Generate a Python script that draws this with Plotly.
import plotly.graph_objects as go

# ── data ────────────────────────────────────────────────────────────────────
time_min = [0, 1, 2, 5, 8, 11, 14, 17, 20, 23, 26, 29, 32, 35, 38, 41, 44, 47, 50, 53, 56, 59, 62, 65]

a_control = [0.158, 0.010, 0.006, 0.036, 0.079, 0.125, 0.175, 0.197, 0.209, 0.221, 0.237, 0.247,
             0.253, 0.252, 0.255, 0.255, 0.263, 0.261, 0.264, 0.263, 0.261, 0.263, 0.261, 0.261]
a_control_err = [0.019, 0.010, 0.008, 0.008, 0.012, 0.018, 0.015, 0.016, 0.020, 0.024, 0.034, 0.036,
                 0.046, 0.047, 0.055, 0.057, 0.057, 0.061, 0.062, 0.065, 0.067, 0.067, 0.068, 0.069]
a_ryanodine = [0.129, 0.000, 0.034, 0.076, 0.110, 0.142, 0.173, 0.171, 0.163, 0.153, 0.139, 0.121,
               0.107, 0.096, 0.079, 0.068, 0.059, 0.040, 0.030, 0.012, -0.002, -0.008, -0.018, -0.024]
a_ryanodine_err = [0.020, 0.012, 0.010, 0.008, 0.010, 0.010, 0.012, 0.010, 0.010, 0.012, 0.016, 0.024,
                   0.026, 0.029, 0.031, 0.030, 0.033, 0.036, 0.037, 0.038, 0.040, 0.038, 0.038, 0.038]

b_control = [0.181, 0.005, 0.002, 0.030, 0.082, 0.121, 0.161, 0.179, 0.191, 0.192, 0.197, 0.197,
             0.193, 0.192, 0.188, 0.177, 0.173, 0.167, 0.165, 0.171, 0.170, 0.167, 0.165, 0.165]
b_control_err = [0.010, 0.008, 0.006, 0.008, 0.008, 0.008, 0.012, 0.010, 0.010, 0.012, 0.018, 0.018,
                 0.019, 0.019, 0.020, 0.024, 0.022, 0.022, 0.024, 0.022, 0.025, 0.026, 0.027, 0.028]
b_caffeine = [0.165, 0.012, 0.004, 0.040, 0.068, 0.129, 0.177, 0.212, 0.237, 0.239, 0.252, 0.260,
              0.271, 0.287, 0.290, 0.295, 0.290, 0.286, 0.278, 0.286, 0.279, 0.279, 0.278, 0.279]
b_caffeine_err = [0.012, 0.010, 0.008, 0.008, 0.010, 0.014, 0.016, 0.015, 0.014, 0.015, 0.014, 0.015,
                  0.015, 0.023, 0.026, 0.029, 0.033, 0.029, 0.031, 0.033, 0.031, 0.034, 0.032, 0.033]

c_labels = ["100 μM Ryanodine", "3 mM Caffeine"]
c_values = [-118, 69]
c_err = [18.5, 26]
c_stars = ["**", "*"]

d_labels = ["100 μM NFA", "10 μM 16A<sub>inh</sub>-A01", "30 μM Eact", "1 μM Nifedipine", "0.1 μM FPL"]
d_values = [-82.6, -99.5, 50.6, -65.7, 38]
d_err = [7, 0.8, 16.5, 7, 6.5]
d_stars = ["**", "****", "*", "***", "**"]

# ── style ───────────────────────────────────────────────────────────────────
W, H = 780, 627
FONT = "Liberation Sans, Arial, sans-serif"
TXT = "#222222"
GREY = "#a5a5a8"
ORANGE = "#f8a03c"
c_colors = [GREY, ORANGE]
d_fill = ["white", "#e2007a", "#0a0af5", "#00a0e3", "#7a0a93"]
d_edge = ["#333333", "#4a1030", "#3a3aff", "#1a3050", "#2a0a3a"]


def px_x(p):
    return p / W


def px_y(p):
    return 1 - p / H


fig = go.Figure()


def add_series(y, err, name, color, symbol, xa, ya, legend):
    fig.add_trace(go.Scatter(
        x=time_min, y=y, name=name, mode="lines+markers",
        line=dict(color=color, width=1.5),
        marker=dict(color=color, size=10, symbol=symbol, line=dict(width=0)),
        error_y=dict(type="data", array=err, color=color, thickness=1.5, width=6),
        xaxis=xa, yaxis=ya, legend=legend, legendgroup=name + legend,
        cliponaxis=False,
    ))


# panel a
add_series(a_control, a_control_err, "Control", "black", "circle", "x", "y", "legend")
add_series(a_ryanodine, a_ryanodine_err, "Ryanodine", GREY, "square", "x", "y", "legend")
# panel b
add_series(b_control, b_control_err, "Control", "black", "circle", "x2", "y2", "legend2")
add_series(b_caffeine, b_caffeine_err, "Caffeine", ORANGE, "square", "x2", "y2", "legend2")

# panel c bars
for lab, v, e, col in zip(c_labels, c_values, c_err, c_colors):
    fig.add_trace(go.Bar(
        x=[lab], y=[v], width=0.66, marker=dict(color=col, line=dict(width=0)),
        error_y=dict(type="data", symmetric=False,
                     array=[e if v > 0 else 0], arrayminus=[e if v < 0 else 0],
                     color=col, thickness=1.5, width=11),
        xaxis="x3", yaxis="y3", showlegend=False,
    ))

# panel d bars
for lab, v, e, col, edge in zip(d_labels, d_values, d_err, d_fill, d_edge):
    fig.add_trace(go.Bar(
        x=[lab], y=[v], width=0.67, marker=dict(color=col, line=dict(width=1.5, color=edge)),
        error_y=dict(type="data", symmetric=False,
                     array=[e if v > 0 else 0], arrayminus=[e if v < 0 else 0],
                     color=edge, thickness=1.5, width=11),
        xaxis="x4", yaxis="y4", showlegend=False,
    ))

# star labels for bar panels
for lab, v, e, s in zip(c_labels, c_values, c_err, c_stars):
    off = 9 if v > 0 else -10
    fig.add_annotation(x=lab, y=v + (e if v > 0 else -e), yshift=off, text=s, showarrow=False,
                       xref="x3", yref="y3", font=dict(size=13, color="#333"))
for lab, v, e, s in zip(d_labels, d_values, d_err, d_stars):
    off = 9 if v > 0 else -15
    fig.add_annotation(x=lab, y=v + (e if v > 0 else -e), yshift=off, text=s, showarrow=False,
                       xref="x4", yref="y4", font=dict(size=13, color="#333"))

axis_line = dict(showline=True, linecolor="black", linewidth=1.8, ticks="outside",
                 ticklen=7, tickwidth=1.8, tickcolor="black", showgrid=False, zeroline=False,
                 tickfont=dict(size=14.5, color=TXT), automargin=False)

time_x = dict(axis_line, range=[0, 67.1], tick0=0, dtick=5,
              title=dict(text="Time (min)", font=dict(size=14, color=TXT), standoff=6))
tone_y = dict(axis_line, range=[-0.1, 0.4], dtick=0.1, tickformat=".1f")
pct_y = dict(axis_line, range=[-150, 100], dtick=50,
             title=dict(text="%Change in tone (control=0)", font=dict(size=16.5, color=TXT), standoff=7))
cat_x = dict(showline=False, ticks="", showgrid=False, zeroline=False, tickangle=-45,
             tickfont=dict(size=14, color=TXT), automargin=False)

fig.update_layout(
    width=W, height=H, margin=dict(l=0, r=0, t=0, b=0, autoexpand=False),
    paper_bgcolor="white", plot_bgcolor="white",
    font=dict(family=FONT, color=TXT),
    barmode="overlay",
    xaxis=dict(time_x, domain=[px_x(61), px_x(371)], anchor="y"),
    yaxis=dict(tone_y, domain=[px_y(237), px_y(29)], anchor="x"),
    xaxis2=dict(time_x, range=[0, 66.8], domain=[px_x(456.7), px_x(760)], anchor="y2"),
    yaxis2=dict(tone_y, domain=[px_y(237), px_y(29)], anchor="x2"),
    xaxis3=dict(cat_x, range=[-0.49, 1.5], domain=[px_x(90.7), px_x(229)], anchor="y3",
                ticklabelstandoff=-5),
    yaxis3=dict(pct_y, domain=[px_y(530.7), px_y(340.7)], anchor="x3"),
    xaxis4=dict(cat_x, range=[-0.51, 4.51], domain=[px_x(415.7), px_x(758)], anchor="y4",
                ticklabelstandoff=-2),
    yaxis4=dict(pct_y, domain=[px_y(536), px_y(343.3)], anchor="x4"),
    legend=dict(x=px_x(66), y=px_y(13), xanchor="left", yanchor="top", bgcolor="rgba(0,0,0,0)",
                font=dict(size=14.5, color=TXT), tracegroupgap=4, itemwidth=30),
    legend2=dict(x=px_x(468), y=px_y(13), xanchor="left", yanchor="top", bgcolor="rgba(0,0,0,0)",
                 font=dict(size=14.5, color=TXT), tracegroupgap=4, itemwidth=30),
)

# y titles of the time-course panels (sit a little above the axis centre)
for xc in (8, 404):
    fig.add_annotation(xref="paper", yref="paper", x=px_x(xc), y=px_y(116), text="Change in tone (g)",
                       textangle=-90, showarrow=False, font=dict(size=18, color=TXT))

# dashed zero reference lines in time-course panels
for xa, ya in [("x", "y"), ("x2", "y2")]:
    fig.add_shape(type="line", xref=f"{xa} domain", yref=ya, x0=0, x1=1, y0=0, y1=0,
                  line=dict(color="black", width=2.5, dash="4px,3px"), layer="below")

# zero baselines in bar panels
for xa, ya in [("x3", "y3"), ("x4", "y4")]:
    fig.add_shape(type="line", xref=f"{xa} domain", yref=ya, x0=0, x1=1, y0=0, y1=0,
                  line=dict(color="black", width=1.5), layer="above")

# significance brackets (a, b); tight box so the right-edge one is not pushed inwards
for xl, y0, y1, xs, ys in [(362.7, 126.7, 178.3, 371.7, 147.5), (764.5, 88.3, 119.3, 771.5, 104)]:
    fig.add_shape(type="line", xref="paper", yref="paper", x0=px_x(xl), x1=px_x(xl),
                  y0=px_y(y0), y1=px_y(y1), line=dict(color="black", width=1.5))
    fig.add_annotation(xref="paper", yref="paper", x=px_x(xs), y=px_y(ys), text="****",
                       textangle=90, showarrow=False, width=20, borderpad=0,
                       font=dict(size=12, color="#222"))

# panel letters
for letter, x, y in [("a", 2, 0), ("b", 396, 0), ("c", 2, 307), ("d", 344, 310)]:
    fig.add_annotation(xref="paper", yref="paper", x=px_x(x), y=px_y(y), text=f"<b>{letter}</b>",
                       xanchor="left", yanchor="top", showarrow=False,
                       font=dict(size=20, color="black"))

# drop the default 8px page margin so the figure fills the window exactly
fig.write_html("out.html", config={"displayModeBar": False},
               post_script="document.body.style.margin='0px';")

--

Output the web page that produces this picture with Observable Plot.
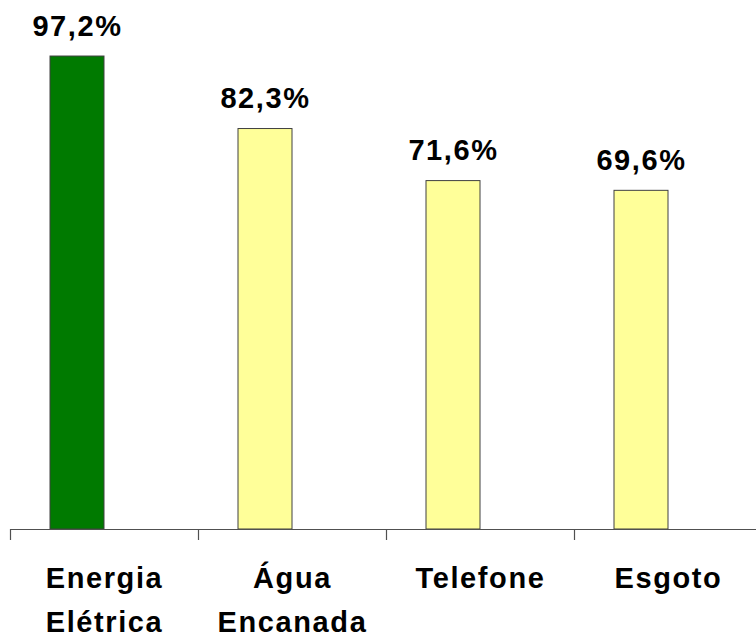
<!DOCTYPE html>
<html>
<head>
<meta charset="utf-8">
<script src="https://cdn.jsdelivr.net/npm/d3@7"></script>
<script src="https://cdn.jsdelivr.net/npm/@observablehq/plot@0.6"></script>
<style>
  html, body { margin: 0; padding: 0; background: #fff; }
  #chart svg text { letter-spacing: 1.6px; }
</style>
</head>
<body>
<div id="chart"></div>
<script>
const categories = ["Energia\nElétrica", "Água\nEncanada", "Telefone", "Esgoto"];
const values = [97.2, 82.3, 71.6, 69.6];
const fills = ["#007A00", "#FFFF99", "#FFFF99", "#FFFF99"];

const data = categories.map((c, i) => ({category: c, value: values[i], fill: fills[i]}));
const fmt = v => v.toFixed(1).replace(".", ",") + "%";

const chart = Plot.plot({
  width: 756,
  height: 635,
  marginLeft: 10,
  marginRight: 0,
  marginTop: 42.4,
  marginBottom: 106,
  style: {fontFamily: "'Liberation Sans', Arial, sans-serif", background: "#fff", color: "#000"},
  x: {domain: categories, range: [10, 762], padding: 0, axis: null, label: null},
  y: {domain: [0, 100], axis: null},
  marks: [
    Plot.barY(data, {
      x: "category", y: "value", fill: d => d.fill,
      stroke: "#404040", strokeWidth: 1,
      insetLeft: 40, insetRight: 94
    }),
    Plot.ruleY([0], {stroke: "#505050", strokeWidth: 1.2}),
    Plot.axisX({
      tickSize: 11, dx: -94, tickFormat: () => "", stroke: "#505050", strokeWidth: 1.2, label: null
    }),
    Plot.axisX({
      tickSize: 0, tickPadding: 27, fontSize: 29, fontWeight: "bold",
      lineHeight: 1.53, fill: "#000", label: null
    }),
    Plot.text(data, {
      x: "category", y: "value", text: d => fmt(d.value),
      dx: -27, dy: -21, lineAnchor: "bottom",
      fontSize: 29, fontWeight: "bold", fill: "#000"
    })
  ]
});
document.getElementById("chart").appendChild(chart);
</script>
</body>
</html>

--

# Problem
Keep to the lines between the line with "Output the web" and the line with "const fmt = v", inclusive, and transcribe them without pictures.

# Correct result
Output the web page that produces this picture with Observable Plot.
<!DOCTYPE html>
<html>
<head>
<meta charset="utf-8">
<script src="https://cdn.jsdelivr.net/npm/d3@7"></script>
<script src="https://cdn.jsdelivr.net/npm/@observablehq/plot@0.6"></script>
<style>
  html, body { margin: 0; padding: 0; background: #fff; }
  #chart svg text { letter-spacing: 1.6px; }
</style>
</head>
<body>
<div id="chart"></div>
<script>
const categories = ["Energia\nElétrica", "Água\nEncanada", "Telefone", "Esgoto"];
const values = [97.2, 82.3, 71.6, 69.6];
const fills = ["#007A00", "#FFFF99", "#FFFF99", "#FFFF99"];

const data = categories.map((c, i) => ({category: c, value: values[i], fill: fills[i]}));
const fmt = v => v.toFixed(1).replace(".", ",") + "%";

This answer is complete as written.